** start of Records for the task **

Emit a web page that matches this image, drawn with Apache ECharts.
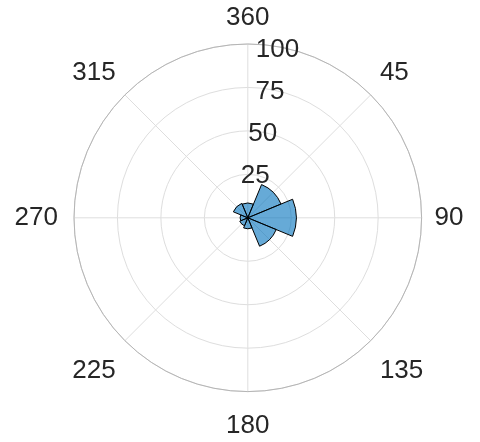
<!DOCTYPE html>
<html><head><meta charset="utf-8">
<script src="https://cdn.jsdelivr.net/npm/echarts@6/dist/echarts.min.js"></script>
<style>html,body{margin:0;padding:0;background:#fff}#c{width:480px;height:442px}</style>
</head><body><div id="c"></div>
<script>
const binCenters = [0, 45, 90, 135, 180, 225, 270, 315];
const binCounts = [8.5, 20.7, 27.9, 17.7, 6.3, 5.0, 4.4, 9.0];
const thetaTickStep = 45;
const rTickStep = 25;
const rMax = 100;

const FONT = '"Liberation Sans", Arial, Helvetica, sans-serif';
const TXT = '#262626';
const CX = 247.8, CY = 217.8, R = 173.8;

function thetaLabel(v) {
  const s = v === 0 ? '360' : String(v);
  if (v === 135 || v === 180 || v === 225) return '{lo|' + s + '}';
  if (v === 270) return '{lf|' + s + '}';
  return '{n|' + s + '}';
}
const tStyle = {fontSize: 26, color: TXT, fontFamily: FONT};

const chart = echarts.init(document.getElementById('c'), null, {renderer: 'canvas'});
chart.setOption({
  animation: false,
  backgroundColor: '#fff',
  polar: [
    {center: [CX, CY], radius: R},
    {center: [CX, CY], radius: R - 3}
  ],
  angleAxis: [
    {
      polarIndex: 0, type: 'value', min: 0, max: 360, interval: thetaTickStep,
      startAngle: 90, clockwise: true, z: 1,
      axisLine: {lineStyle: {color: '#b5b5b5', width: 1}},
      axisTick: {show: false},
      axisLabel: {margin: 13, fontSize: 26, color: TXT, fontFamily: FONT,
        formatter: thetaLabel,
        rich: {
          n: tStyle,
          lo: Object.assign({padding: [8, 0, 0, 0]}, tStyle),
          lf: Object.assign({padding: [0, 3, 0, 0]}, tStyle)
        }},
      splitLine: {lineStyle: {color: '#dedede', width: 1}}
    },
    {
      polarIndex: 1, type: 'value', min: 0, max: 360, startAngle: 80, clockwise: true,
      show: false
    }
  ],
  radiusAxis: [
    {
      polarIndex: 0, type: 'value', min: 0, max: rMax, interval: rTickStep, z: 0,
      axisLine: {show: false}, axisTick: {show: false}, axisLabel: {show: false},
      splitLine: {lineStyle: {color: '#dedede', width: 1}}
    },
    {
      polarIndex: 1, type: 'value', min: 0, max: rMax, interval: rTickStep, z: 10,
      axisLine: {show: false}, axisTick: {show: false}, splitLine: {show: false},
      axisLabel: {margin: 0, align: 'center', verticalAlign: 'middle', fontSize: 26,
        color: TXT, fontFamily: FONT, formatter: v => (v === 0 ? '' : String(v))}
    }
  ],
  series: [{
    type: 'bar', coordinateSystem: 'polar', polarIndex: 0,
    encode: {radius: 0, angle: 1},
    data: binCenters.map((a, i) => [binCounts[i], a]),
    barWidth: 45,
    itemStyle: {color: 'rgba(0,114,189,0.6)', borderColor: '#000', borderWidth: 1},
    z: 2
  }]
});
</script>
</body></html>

** end of Records for the task **
** start of Records for the task **

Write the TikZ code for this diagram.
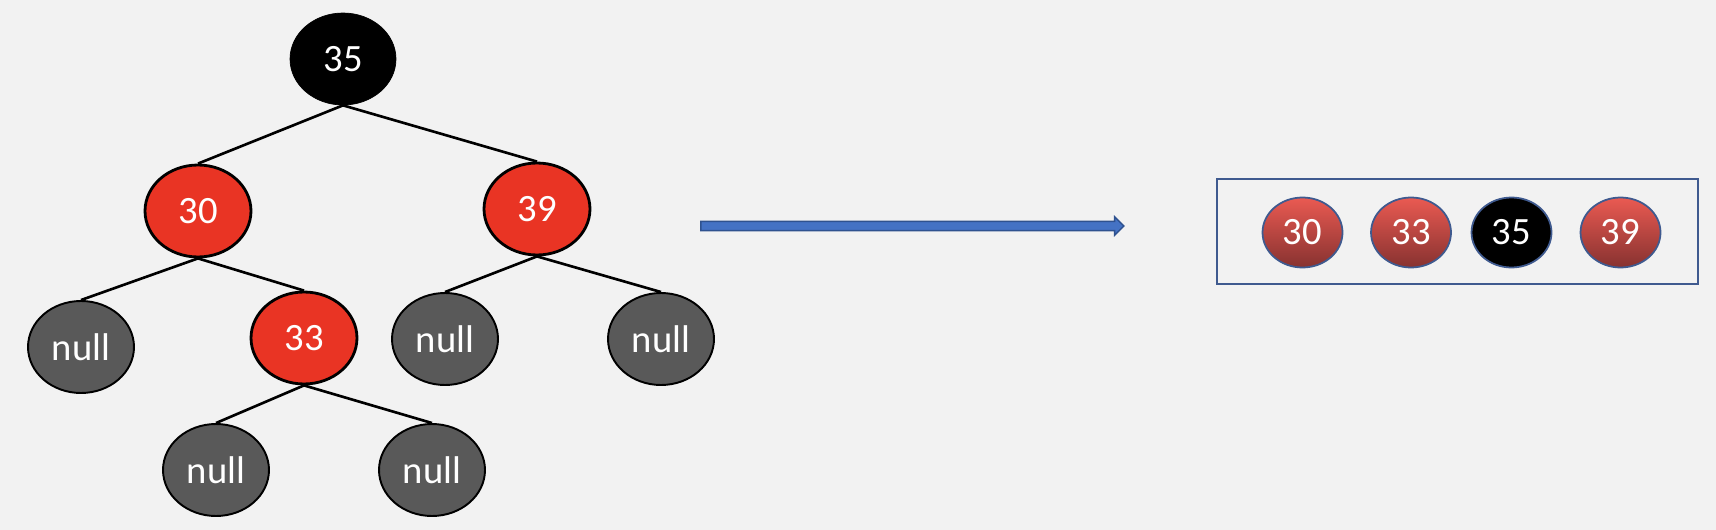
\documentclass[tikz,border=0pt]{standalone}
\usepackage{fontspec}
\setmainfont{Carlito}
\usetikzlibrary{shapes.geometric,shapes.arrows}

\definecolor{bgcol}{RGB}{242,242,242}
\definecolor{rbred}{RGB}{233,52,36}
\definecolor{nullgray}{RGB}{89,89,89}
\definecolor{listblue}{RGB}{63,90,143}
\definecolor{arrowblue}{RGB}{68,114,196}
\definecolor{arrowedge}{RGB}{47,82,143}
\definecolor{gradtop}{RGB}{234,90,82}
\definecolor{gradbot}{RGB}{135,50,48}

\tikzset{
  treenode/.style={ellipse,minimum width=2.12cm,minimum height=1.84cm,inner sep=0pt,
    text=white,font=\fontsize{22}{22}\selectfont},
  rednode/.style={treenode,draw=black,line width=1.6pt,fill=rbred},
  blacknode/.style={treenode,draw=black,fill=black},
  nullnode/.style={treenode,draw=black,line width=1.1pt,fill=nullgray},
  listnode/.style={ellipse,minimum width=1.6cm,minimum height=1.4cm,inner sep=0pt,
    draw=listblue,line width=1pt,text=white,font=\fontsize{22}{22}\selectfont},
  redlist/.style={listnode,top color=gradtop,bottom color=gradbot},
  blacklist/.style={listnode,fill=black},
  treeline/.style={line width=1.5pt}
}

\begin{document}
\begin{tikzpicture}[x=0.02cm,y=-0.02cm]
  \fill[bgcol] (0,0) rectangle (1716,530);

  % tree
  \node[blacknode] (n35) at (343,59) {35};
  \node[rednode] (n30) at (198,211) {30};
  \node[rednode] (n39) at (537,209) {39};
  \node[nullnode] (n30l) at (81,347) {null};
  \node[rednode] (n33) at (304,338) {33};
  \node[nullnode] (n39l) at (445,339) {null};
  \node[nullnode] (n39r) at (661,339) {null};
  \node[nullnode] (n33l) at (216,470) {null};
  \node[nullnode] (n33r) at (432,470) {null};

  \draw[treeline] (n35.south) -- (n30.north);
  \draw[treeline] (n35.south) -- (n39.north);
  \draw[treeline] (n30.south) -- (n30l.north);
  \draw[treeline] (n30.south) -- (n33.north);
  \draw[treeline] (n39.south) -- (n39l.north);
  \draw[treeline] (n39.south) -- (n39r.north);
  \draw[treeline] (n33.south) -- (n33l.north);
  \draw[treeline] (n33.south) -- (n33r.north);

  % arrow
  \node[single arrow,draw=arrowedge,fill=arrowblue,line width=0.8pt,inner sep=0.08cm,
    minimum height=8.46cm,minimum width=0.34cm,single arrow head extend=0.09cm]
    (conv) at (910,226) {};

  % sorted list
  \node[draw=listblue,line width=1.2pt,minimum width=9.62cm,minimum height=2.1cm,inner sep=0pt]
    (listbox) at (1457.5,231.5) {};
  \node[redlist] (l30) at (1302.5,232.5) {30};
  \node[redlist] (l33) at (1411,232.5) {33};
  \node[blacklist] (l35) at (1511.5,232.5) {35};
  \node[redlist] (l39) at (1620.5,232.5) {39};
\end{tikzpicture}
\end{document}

** end of Records for the task **

• _Directions for this task_:
Except for the pictures, write out exactly the lines from the line that contains "Write the TikZ code for this diagram." through the line that contains "(n33r) at (432,470)", including both.

• _Solution for this exercise_:
Write the TikZ code for this diagram.
\documentclass[tikz,border=0pt]{standalone}
\usepackage{fontspec}
\setmainfont{Carlito}
\usetikzlibrary{shapes.geometric,shapes.arrows}

\definecolor{bgcol}{RGB}{242,242,242}
\definecolor{rbred}{RGB}{233,52,36}
\definecolor{nullgray}{RGB}{89,89,89}
\definecolor{listblue}{RGB}{63,90,143}
\definecolor{arrowblue}{RGB}{68,114,196}
\definecolor{arrowedge}{RGB}{47,82,143}
\definecolor{gradtop}{RGB}{234,90,82}
\definecolor{gradbot}{RGB}{135,50,48}

\tikzset{
  treenode/.style={ellipse,minimum width=2.12cm,minimum height=1.84cm,inner sep=0pt,
    text=white,font=\fontsize{22}{22}\selectfont},
  rednode/.style={treenode,draw=black,line width=1.6pt,fill=rbred},
  blacknode/.style={treenode,draw=black,fill=black},
  nullnode/.style={treenode,draw=black,line width=1.1pt,fill=nullgray},
  listnode/.style={ellipse,minimum width=1.6cm,minimum height=1.4cm,inner sep=0pt,
    draw=listblue,line width=1pt,text=white,font=\fontsize{22}{22}\selectfont},
  redlist/.style={listnode,top color=gradtop,bottom color=gradbot},
  blacklist/.style={listnode,fill=black},
  treeline/.style={line width=1.5pt}
}

\begin{document}
\begin{tikzpicture}[x=0.02cm,y=-0.02cm]
  \fill[bgcol] (0,0) rectangle (1716,530);

  % tree
  \node[blacknode] (n35) at (343,59) {35};
  \node[rednode] (n30) at (198,211) {30};
  \node[rednode] (n39) at (537,209) {39};
  \node[nullnode] (n30l) at (81,347) {null};
  \node[rednode] (n33) at (304,338) {33};
  \node[nullnode] (n39l) at (445,339) {null};
  \node[nullnode] (n39r) at (661,339) {null};
  \node[nullnode] (n33l) at (216,470) {null};
  \node[nullnode] (n33r) at (432,470) {null};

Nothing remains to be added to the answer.